I also used to be a pretty dignified person, maybe a little starchy and withdrawn to some. I've been broken of that too. That's not a bad thing, all things considered. I like to think my sense of humor is being refined and forged by fire. I'm more likely to laugh off things like getting pooped or peed on. And if you can laugh that off brother, you'd be amazed what else you can take in stride.

Which brings me to perhaps the biggest change I've noticed in the last few months. It's been a hard lesson but an invaluable one. I'm still learning it and in no way have mastered it. It has the power to completely change the outcome of any situation, however foul.

Attitude Adjustment.

Having a child and having a bad attitude are not a good mix. You can't have both under one roof and expect to survive the day without losing your mind. So the attitude has to go. Feeling bad for yourself for getting pooped on has to go. Resentment over not being able to go out and do all the things you used to do has to go. Feeling like you're going to put an ice pick through your head if you have to play with that same blasted toy again for the N-teenth time has to go. Focusing on all the bad things that happened today (getting pooped on, multiple fuss sessions, the screaming fit he threw when you tried to change him) all have to go.

It's as though a light's been shined on all my crummy thoughts (and everyone has them at some point...if you're a parent, this means you too... don't lie!) and I've been shown that keeping them around in my brain is a choice and really I could do without them. They don't help. It's not that I deny I'm having them, or that I'll ever prevent them from popping up, weed-like, where they are least wanted. But I don't have to nurse them. I don't have to cultivate them to the point of seeding even more crummy thoughts.

You would think that as a dedicated Christian who reads the Bible and studies God's word in earnest, that I'd have learned this before. To some extent I did, and I would have told you before Bug that I had a good handle on my "Thought Life" and keeping things clean. But since Bug, it's gone so much deeper into areas I never paid any mind to - all the real nitty-gritty storehouses of selfishness that have built up and calcified over my thirty five years.
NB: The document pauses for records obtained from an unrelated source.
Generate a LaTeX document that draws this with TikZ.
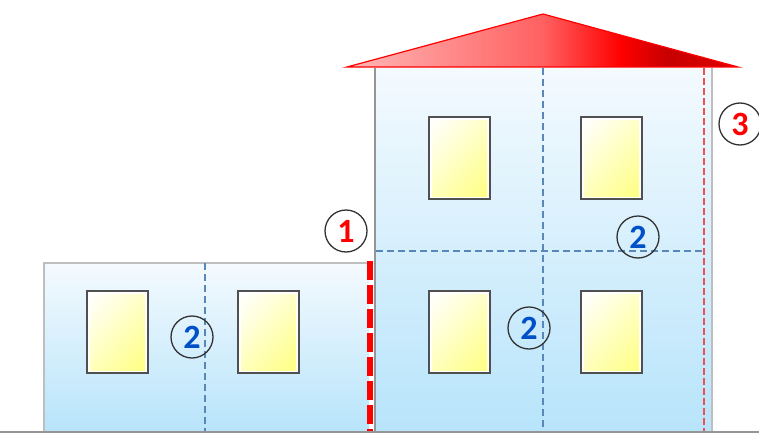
\documentclass[tikz,border=0pt]{standalone}
\usepackage{fontspec}
\setmainfont{Carlito}
\usetikzlibrary{shadings}

\definecolor{wallTop}{RGB}{244,250,254}
\definecolor{wallBot}{RGB}{184,228,251}
\definecolor{edgeGray}{RGB}{150,150,150}
\definecolor{edgeLight}{RGB}{190,190,190}
\definecolor{gridBlue}{RGB}{90,135,185}
\definecolor{markRed}{RGB}{255,0,0}
\definecolor{lineRed}{RGB}{240,80,80}
\definecolor{numBlue}{RGB}{0,80,200}
\definecolor{frameGray}{RGB}{80,80,80}
\definecolor{glassYellow}{RGB}{255,255,130}

% roof colour ramp, from pale pink at the left eave to deep red near the right
\pgfdeclarehorizontalshading{rooframp}{100bp}{%
  color(0bp)=(red!28!white); color(25bp)=(red!28!white);
  color(50bp)=(red!62!white); color(60bp)=(red);
  color(66bp)=(red!78!black); color(75bp)=(red!88!black);
  color(100bp)=(red!88!black)}

\tikzset{
  wall/.style={top color=wallTop, bottom color=wallBot, draw=none},
  gridline/.style={draw=gridBlue, line width=1.2pt, dash pattern=on 7pt off 4pt},
  jointthick/.style={draw=markRed, line width=6pt, dash pattern=on 19pt off 5pt},
  jointthin/.style={draw=lineRed, line width=2pt, dash pattern=on 7pt off 3pt},
  pane/.style={fill=white, draw=frameGray, line width=2.2pt},
  glass/.style={upper left=white, upper right=glassYellow!45!white,
    lower left=glassYellow!55!white, lower right=glassYellow},
  tag/.style={circle, draw=black!80, line width=1.3pt, minimum size=42pt,
    inner sep=0pt, font=\fontsize{34}{34}\selectfont\bfseries},
}

\newcommand{\housewindow}[3]{%
  \node[pane, minimum width=61pt, minimum height=82pt, anchor=north west, inner sep=0pt] (#1) at (#2,#3) {};
  \shade[glass] ([xshift=4pt,yshift=-4pt]#1.north west) rectangle ([xshift=-4pt,yshift=4pt]#1.south east);
}

\begin{document}
\begin{tikzpicture}[x=1pt,y=-1pt]
  \useasboundingbox (0,0) rectangle (759,433);

  % walls
  \shade[wall] (44,263) rectangle (369,431);
  \shade[wall] (375,68) rectangle (712,431);

  % outline of the lower wing
  \draw[edgeLight, line width=1.2pt] (44,431) -- (44,263) -- (369,263);
  % outline of the tall block
  \draw[edgeGray, line width=1.6pt] (375,68) -- (375,431);
  \draw[edgeLight, line width=1.4pt] (712,68) -- (712,431);

  % roof
  \coordinate (eaveL) at (347,67);
  \coordinate (ridge) at (543,14);
  \coordinate (eaveR) at (738,67);
  \shade[shading=rooframp, draw=markRed, line width=1.2pt] (eaveL) -- (ridge) -- (eaveR) -- cycle;

  % module grid
  \coordinate (gA) at (205,263); \coordinate (gB) at (205,431);
  \coordinate (gC) at (543,68);  \coordinate (gD) at (543,431);
  \coordinate (gE) at (376,251); \coordinate (gF) at (704,251);
  \draw[gridline] (gA) -- (gB);
  \draw[gridline] (gC) -- (gD);
  \draw[gridline] (gE) -- (gF);

  % joints
  \coordinate (j1a) at (369.5,261); \coordinate (j1b) at (369.5,431);
  \coordinate (j3a) at (704,68);    \coordinate (j3b) at (704,431);
  \draw[jointthick] (j1a) -- (j1b);
  \draw[jointthin] (j3a) -- (j3b);

  % windows
  \housewindow{wl1}{86}{290}
  \housewindow{wl2}{237}{290}
  \housewindow{wu1}{428}{116}
  \housewindow{wu2}{580}{116}
  \housewindow{wd1}{428}{290}
  \housewindow{wd2}{580}{290}

  % ground
  \coordinate (g0) at (0,432); \coordinate (g1) at (759,432);
  \draw[edgeGray, line width=1.4pt] (g0) -- (g1);

  % labels
  \node[tag, text=markRed] (t1) at (346,231) {1};
  \node[tag, text=markRed] (t3) at (740,124) {3};
  \node[tag, text=numBlue] (t2a) at (192,337) {2};
  \node[tag, text=numBlue] (t2b) at (529,328) {2};
  \node[tag, text=numBlue] (t2c) at (638,237) {2};
\end{tikzpicture}
\end{document}
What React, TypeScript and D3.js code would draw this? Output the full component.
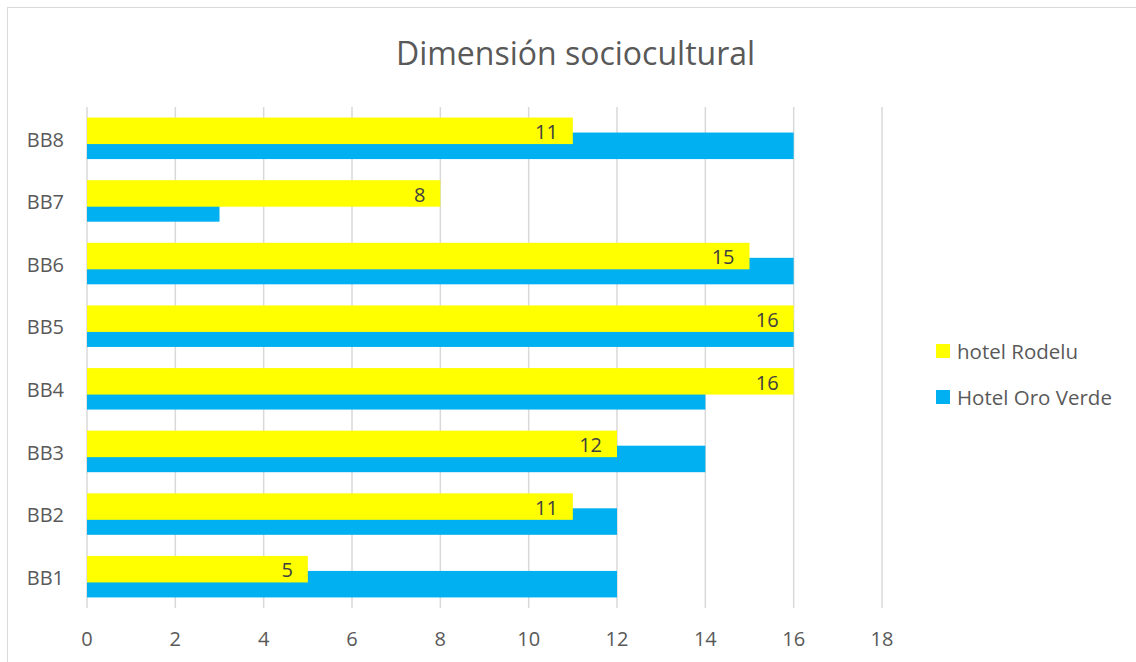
import React from "react";
import * as d3 from "d3";

const categories = ["BB1", "BB2", "BB3", "BB4", "BB5", "BB6", "BB7", "BB8"];
const rodelu = [5, 11, 12, 16, 16, 15, 8, 11];
const oroVerde = [12, 12, 14, 14, 16, 16, 3, 16];
const xTicks = [0, 2, 4, 6, 8, 10, 12, 14, 16, 18];
const seriesNames = ["hotel Rodelu", "Hotel Oro Verde"];
const colors = ["#FFFF00", "#00B0F0"];

export default function App() {
  const W = 1136, H = 662;
  const left = 87, right = 882, top = 107, bottom = 608;
  const x = d3.scaleLinear().domain([0, 18]).range([left, right]);
  const y = d3.scaleBand().domain([...categories].reverse()).range([top, bottom]);
  const barH = 26.5;
  const offset = 15;
  const font = "'Open Sans', 'Liberation Sans', sans-serif";
  return (
    <svg width={W} height={H} style={{ position: "absolute", left: 0, top: 0, background: "#fff" }}>
      <rect x={7.5} y={7.5} width={1200} height={700} fill="#fff" stroke="#d9d9d9" />
      <text x={575.5} y={64.5} textAnchor="middle" fontFamily={font} fontSize={32} fill="#595959">
        Dimensión sociocultural
      </text>
      {xTicks.map((t) => (
        <g key={t}>
          <line x1={x(t)} x2={x(t)} y1={top} y2={bottom} stroke="#d9d9d9" strokeWidth={1.5} />
          <text x={x(t)} y={646} textAnchor="middle" fontFamily={font} fontSize={20} fill="#595959">
            {t}
          </text>
        </g>
      ))}
      {categories.map((c, i) => {
        const cy = (y(c) as number) + y.bandwidth() / 2;
        const groupTop = cy - (barH + offset) / 2;
        return (
          <g key={c}>
            <rect x={x(0)} y={groupTop + offset} width={x(oroVerde[i]) - x(0)} height={barH} fill={colors[1]} />
            <rect x={x(0)} y={groupTop} width={x(rodelu[i]) - x(0)} height={barH} fill={colors[0]} />
            <text x={x(rodelu[i]) - 15} y={groupTop + barH / 2 + 8.3} textAnchor="end" fontFamily={font} fontSize={20} fill="#404040">
              {rodelu[i]}
            </text>
            <text x={64} y={cy + 8.2} textAnchor="end" fontFamily={font} fontSize={20} fill="#595959">
              {c}
            </text>
          </g>
        );
      })}
      {seriesNames.map((s, i) => (
        <g key={s}>
          <rect x={936} y={344 + i * 46} width={14} height={14} fill={colors[i]} />
          <text x={957} y={358.5 + i * 46} fontFamily={font} fontSize={20.5} fill="#595959">
            {s}
          </text>
        </g>
      ))}
    </svg>
  );
}
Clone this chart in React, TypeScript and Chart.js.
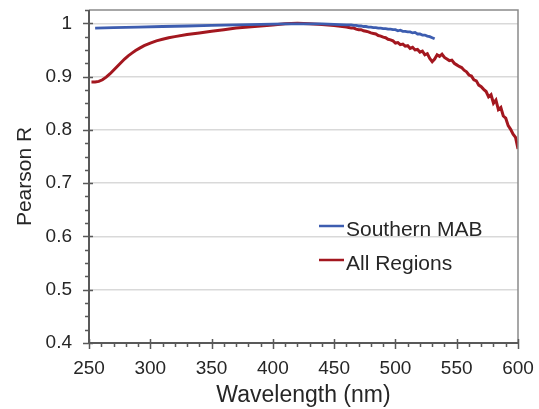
import React, { useEffect, useRef } from "react";
import { Chart, registerables } from "chart.js";

Chart.register(...registerables);

// ---- Data ----
const southernWl = [
  255, 270, 290, 310, 330, 350, 370, 390, 410, 425, 440, 450, 460,
  462, 464, 466, 468, 470, 472, 474, 476, 478, 480, 482, 484,
  486, 488, 490, 492, 494, 496, 498, 500, 502, 504, 506, 508, 510,
  512, 514, 516, 518, 520, 522, 524, 526, 528, 530, 532,
];
const southernR = [
  0.991, 0.992, 0.993, 0.994, 0.995, 0.996, 0.997, 0.998, 0.999, 0.999, 0.999, 0.998, 0.997,
  0.997, 0.997, 0.996, 0.996, 0.995, 0.995, 0.994, 0.994, 0.993, 0.993, 0.992, 0.992,
  0.991, 0.991, 0.990, 0.990, 0.989, 0.989, 0.988, 0.988, 0.986, 0.987, 0.985, 0.985, 0.984,
  0.984, 0.982, 0.983, 0.980, 0.980, 0.978, 0.978, 0.976, 0.975, 0.973, 0.971,
];

const allWl = [
  252, 255, 258, 261, 264, 267, 270, 273, 276, 279, 282, 285, 288, 291, 295,
  300, 305, 310, 315, 320, 330, 340, 350, 360, 370, 380, 390, 400, 410, 420,
  430, 440, 450, 460,
  462, 464, 466, 468, 470, 472, 474, 476, 478, 480, 482, 484, 486, 488, 490,
  492, 494, 496, 498, 500, 502, 504, 506, 508, 510, 512, 514, 516, 518, 520,
  522, 524, 526, 528, 530, 532, 534, 536, 538, 540, 542, 544, 546, 548, 550,
  552, 554, 556, 558, 560, 562, 564, 566, 568, 570, 572, 574, 576, 578, 580,
  582, 584, 586, 588, 590, 592, 594, 596, 598, 600,
];
const allR = [
  0.890, 0.890, 0.891, 0.894, 0.899, 0.905, 0.912, 0.919, 0.926, 0.933, 0.939, 0.944, 0.949, 0.953, 0.958,
  0.963, 0.967, 0.970, 0.973, 0.975, 0.979, 0.982, 0.985, 0.988, 0.991, 0.993, 0.995, 0.997, 0.999, 1.000,
  0.999, 0.998, 0.996, 0.993,
  0.992, 0.991, 0.991, 0.989, 0.988, 0.988, 0.986, 0.985, 0.984, 0.982, 0.981, 0.980, 0.977, 0.976, 0.974,
  0.973, 0.970, 0.969, 0.967, 0.963, 0.964, 0.960, 0.961, 0.957, 0.958, 0.953, 0.955, 0.950, 0.951, 0.946,
  0.948, 0.941, 0.943, 0.934, 0.928, 0.933, 0.941, 0.938, 0.942, 0.936, 0.933, 0.930, 0.931, 0.925, 0.922,
  0.919, 0.917, 0.912, 0.909, 0.903, 0.901, 0.894, 0.892, 0.884, 0.881, 0.876, 0.872, 0.862, 0.866, 0.850,
  0.856, 0.838, 0.842, 0.826, 0.822, 0.808, 0.801, 0.792, 0.786, 0.764,
];

const seriesLabels = ["Southern MAB", "All Regions"];
const seriesColors = ["#3D5DB0", "#A3171F"];

const xMajorTicks = [250, 300, 350, 400, 450, 500, 550, 600];
const yMajorTicks = [0.4, 0.5, 0.6, 0.7, 0.8, 0.9, 1.0];
const X_MIN = 250, X_MAX = 600, X_MINOR = 10;
const Y_MIN = 0.4, Y_MAX = 1.025, Y_MINOR = 0.025;

const FONT = "'Liberation Sans', Arial, sans-serif";
const TEXT = "#262626";

const isMajor = (v: number, list: number[]) => list.some((m) => Math.abs(m - v) < 1e-6);

const decorPlugin = {
  id: "decor",
  afterDraw(chart: any) {
    const { ctx, chartArea } = chart;
    const { left, right, top, bottom } = chartArea;
    const xs = chart.scales.x;
    const ys = chart.scales.y;
    ctx.save();
    ctx.strokeStyle = "#8a8a8a";
    ctx.lineWidth = 1.5;
    ctx.beginPath();
    ctx.moveTo(left, top);
    ctx.lineTo(right, top);
    ctx.lineTo(right, bottom);
    ctx.stroke();
    ctx.strokeStyle = "#595959";
    ctx.lineWidth = 2;
    ctx.beginPath();
    ctx.moveTo(left, top);
    ctx.lineTo(left, bottom);
    ctx.lineTo(right, bottom);
    ctx.stroke();
    ctx.lineWidth = 1.5;
    ctx.beginPath();
    ys.ticks.forEach((t: any) => {
      const py = Math.round(ys.getPixelForValue(t.value)) + 0.5;
      if (isMajor(t.value, yMajorTicks)) {
        ctx.moveTo(left - 6, py);
        ctx.lineTo(left + 4, py);
      } else {
        ctx.moveTo(left - 4, py);
        ctx.lineTo(left, py);
      }
    });
    xs.ticks.forEach((t: any) => {
      const px = Math.round(xs.getPixelForValue(t.value)) + 0.5;
      if (isMajor(t.value, xMajorTicks)) {
        ctx.moveTo(px, bottom - 4);
        ctx.lineTo(px, bottom + 6);
      } else {
        ctx.moveTo(px, bottom);
        ctx.lineTo(px, bottom + 4);
      }
    });
    ctx.stroke();
    const lx = left + 230;
    const rows = [top + 216, top + 250];
    chart.data.datasets.forEach((ds: any, i: number) => {
      const y = rows[i];
      ctx.strokeStyle = ds.borderColor;
      ctx.lineWidth = 2.5;
      ctx.beginPath();
      ctx.moveTo(lx, y);
      ctx.lineTo(lx + 25, y);
      ctx.stroke();
      ctx.fillStyle = TEXT;
      ctx.font = `21px ${FONT}`;
      ctx.textBaseline = "middle";
      ctx.textAlign = "left";
      ctx.fillText(ds.label, lx + 27, y + 4);
    });
    ctx.restore();
  },
};

export default function App() {
  const ref = useRef<HTMLCanvasElement | null>(null);
  useEffect(() => {
    if (!ref.current) return;
    const chart = new Chart(ref.current, {
      type: "line",
      data: {
        datasets: [
          {
            label: seriesLabels[0],
            data: southernWl.map((x, i) => ({ x, y: southernR[i] })),
            borderColor: seriesColors[0],
            borderWidth: 2.8,
            pointRadius: 0,
            tension: 0,
          },
          {
            label: seriesLabels[1],
            data: allWl.map((x, i) => ({ x, y: allR[i] })),
            borderColor: seriesColors[1],
            borderWidth: 3,
            pointRadius: 0,
            tension: 0,
          },
        ],
      },
      options: {
        animation: false,
        responsive: false,
        maintainAspectRatio: false,
        layout: { padding: { top: 10, right: 21, left: 0, bottom: 0 } },
        plugins: { legend: { display: false }, tooltip: { enabled: false } },
        scales: {
          x: {
            type: "linear",
            min: X_MIN,
            max: X_MAX,
            afterBuildTicks: (s: any) => {
              const t = [];
              for (let v = X_MIN; v <= X_MAX + 1e-9; v += X_MINOR) t.push({ value: v });
              s.ticks = t;
            },
            afterFit: (s: any) => {
              s.height = 66;
              s.paddingLeft = 0;
              s.paddingRight = 0;
            },
            grid: { display: false, drawTicks: false },
            border: { display: false },
            ticks: {
              autoSkip: false,
              maxRotation: 0,
              padding: 14,
              color: TEXT,
              font: { family: FONT, size: 19 },
              callback: (v: any) => (isMajor(Number(v), xMajorTicks) ? String(Math.round(Number(v))) : ""),
            },
            title: {
              display: true,
              text: "Wavelength (nm)",
              color: TEXT,
              font: { family: FONT, size: 23 },
              padding: { top: 0, bottom: 0 },
            },
          },
          y: {
            type: "linear",
            min: Y_MIN,
            max: Y_MAX,
            afterBuildTicks: (s: any) => {
              const t = [];
              for (let i = 0; Y_MIN + i * Y_MINOR <= Y_MAX + 1e-9; i++) t.push({ value: +(Y_MIN + i * Y_MINOR).toFixed(3) });
              s.ticks = t;
            },
            afterFit: (s: any) => {
              s.width = 89;
              s.paddingTop = 0;
              s.paddingBottom = 0;
            },
            grid: {
              drawTicks: false,
              lineWidth: 1.5,
              color: (c: any) =>
                c.tick && isMajor(c.tick.value, yMajorTicks) && c.tick.value > Y_MIN + 1e-6 ? "#d9d9d9" : "rgba(0,0,0,0)",
            },
            border: { display: false },
            ticks: {
              autoSkip: false,
              padding: 17,
              color: TEXT,
              font: { family: FONT, size: 19 },
              callback: (v: any) => {
                const n = Number(v);
                if (!isMajor(n, yMajorTicks)) return "";
                return Math.abs(n - 1) < 1e-6 ? "1" : n.toFixed(1);
              },
            },
            title: {
              display: true,
              text: "Pearson R",
              color: TEXT,
              font: { family: FONT, size: 21 },
              padding: { top: 13, bottom: 0 },
            },
          },
        },
      },
      plugins: [decorPlugin],
    });
    return () => chart.destroy();
  }, []);
  return (
    <div style={{ position: "absolute", left: 0, top: 0, width: 539, height: 409, background: "#fff" }}>
      <canvas ref={ref} width={539} height={409} style={{ display: "block" }} />
    </div>
  );
}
So how have things changed? Well, I can't say I've managed a lot of change in this area other than to become aware the problem exists and to arm myself against it. This means recognizing an ugly thought when it raises its head ("I am so sick of rolling this stupid soccer ball back and forth") and attempting to neutralize it or redirect my thinking. ("He's growing up so fast, soon he'll be running around with this in the back yard.")

Just this slight mental adjustment has the power, if I let it, to turn my mood around to focus on something more positive, good, pure and hopeful. Some days require constant re-adjustments like this. Someday he won't want to cuddle anymore and he won't be this clingy, so I should enjoy this now and get my hugs in while I can. He's so strong now, wriggling in my arms. Remember when you were desperate to put weight on him? Look at him now, he's healthy and growing just the way he should.

Finally, brethren, whatsoever things are true, whatsoever things are honest, whatsoever things are just, whatsoever things are pure, whatsoever things are lovely, whatsoever things are of good report; if there be any virtue, and if there be any praise, think on these things. Philippians 4:8

And when all else fails, sing silly songs. Repeatedly. World without end. Hallelujah, Amen!